Will etiquette rules need to be adjusted once we all start using wearable technologies? Maybe not -- maybe we just have to remember to follow the old rules. After all, even the current generation of mobile devices is causing many of us to forget our manners.
"As technology continues to advance, it will be embedded in everything -- unleashing a constant barrage of data from our watches, shoes, jackets and glasses," says Leif Maiorini, global technology services director at Cushman & Wakefield. As wearables become more common, he adds, we can use the tools to make the most of our time or we can allow the beeps, taps and alerts to distract us from being in the moment and cause us to squander the very resource -- time -- that we seek to optimize.
Given the way people multitask (or fail to multitask) today, the latter scenario may be more likely, he adds. "How many times have you been in a meeting 'multitasking,' only to request that a direct question be repeated after a period of awkward silence?" he asks.
Helane Stein, CIO at Brixmor Property Group agrees. "I'm old school when it comes to being present and listening during a meeting or conversation," she says. "As much as I like and use technology, knowing when to put it away is important."
The old admonishment to "do as I say, not as I do" won't work when it comes to wearable tech etiquette. As a leader, you need to set the proper tone for the group and then stick to it. "In a collaborative environment, it's important to set the ground rules for all participants, be fully present, listen, and pay attention to both the verbal communication and the visual cues," Stein says.
Old-school manners don't mean new-school tech isn't permitted. There will always be times when you'll be expecting an important call during a meeting. In those instances, just be polite and let your colleagues know. "If there's a pressing matter and I'm waiting for an email or a call, I warn the person in advance that I may have to interrupt our meeting," Stein says.
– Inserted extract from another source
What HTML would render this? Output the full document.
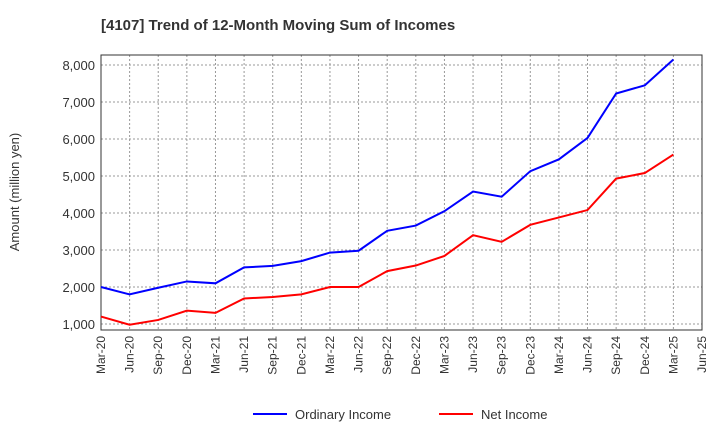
<!DOCTYPE html>
<html><head><meta charset="utf-8"><style>
body{margin:0;background:#fff;font-family:"Liberation Sans",sans-serif;}
svg text{font-family:"Liberation Sans",sans-serif;}
</style></head><body>
<svg id="chart" width="720" height="440" xmlns="http://www.w3.org/2000/svg">
<text x="101" y="30" font-size="15" font-weight="bold" fill="#333">[4107]  Trend of 12-Month Moving Sum of Incomes</text>
<g id="grid"></g><g id="axes"></g><g id="series"></g>
<text transform="translate(19,192) rotate(-90)" text-anchor="middle" font-size="13" fill="#333">Amount (million yen)</text>
<g>
<line x1="253" y1="414" x2="287" y2="414" stroke="#0000ff" stroke-width="2"/>
<text x="295" y="419" font-size="13" fill="#333">Ordinary Income</text>
<line x1="439" y1="414" x2="473" y2="414" stroke="#ff0000" stroke-width="2"/>
<text x="481" y="419" font-size="13" fill="#333">Net Income</text>
</g>
</svg>
<script>
const categories=["Mar-20","Jun-20","Sep-20","Dec-20","Mar-21","Jun-21","Sep-21","Dec-21","Mar-22","Jun-22","Sep-22","Dec-22","Mar-23","Jun-23","Sep-23","Dec-23","Mar-24","Jun-24","Sep-24","Dec-24","Mar-25","Jun-25"];
const ordinaryIncome=[2000,1800,1980,2150,2100,2530,2570,2700,2930,2980,3520,3660,4050,4580,4440,5130,5450,6030,7230,7450,8150];
const netIncome=[1200,980,1110,1360,1300,1690,1730,1800,2000,2000,2430,2580,2840,3400,3220,3680,3880,4080,4930,5080,5580];
const yTicks=[1000,2000,3000,4000,5000,6000,7000,8000];
const NS="http://www.w3.org/2000/svg";
const L=101,R=702,T=55,B=330;
const x=i=>L+i*(R-L)/(categories.length-1);
const y=v=>361-v*0.037;
function mk(tag,attrs,parent){const e=document.createElementNS(NS,tag);for(const k in attrs)e.setAttribute(k,attrs[k]);parent.appendChild(e);return e;}
const grid=document.getElementById('grid'),axes=document.getElementById('axes'),series=document.getElementById('series');
const frame=mk('rect',{x:L,y:T,width:R-L,height:B-T,fill:'none',stroke:'#333','stroke-width':1},axes);


yTicks.forEach(v=>{
 const g=mk('line',{x1:L,x2:R,y1:y(v),y2:y(v),stroke:'#999','stroke-dasharray':'2,2'},grid);
 
 
 const t=mk('text',{x:L-6,y:y(v)+5,'text-anchor':'end','font-size':13,fill:'#333'},axes);
 
 
 t.textContent=v.toLocaleString('en-US');
});
categories.forEach((c,i)=>{
 if(i>0&&i<categories.length-1){const g=mk('line',{x1:x(i),x2:x(i),y1:T,y2:B,stroke:'#999','stroke-dasharray':'2,2'},grid);
 
 }
 const t=mk('text',{transform:`translate(${x(i)+4},${B+6}) rotate(-90)`,'text-anchor':'end','font-size':12,fill:'#333'},axes);
 
 
 t.textContent=c;
});
function line(data,color,name){
 const p=mk('polyline',{points:data.map((v,i)=>x(i)+','+y(v)).join(' '),fill:'none',stroke:color,'stroke-width':2},series);
 
 
}
line(ordinaryIncome,'#0000ff','ordinary-income-line');
line(netIncome,'#ff0000','net-income-line');
</script>
</body></html>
Wearables can also create awkward situations in other ways. For example, what do you do when your fitness tracker announces that you've been sitting too long -- while you're meeting with your CEO? One answer may be to change our idea of what constitutes a meeting. Stein routinely invites colleagues to go for walks to brainstorm ideas. "Several of us walk together and have been able to solve complex tasks with creative solutions, while at the same time getting a little exercise," she says. "However, I make sure walking is not perceived as a mandate. I only do this with those who enjoy it."
"When we choose to spend our time with someone, or they decide to give their time to us, we should treat that gift with respect and gratitude," says Maiorini. "Getting an alert on your watch reminding you to be on time for a meeting while you're answering email demonstrates an appreciation and respect for that individual's time. Getting an alert on your watch while you're speaking to someone and then getting distracted -- or, worse, responding -- sends the opposite message."
Relationships are built on trust. We build trust when we listen. We can listen only when we are quiet. Quiet your devices.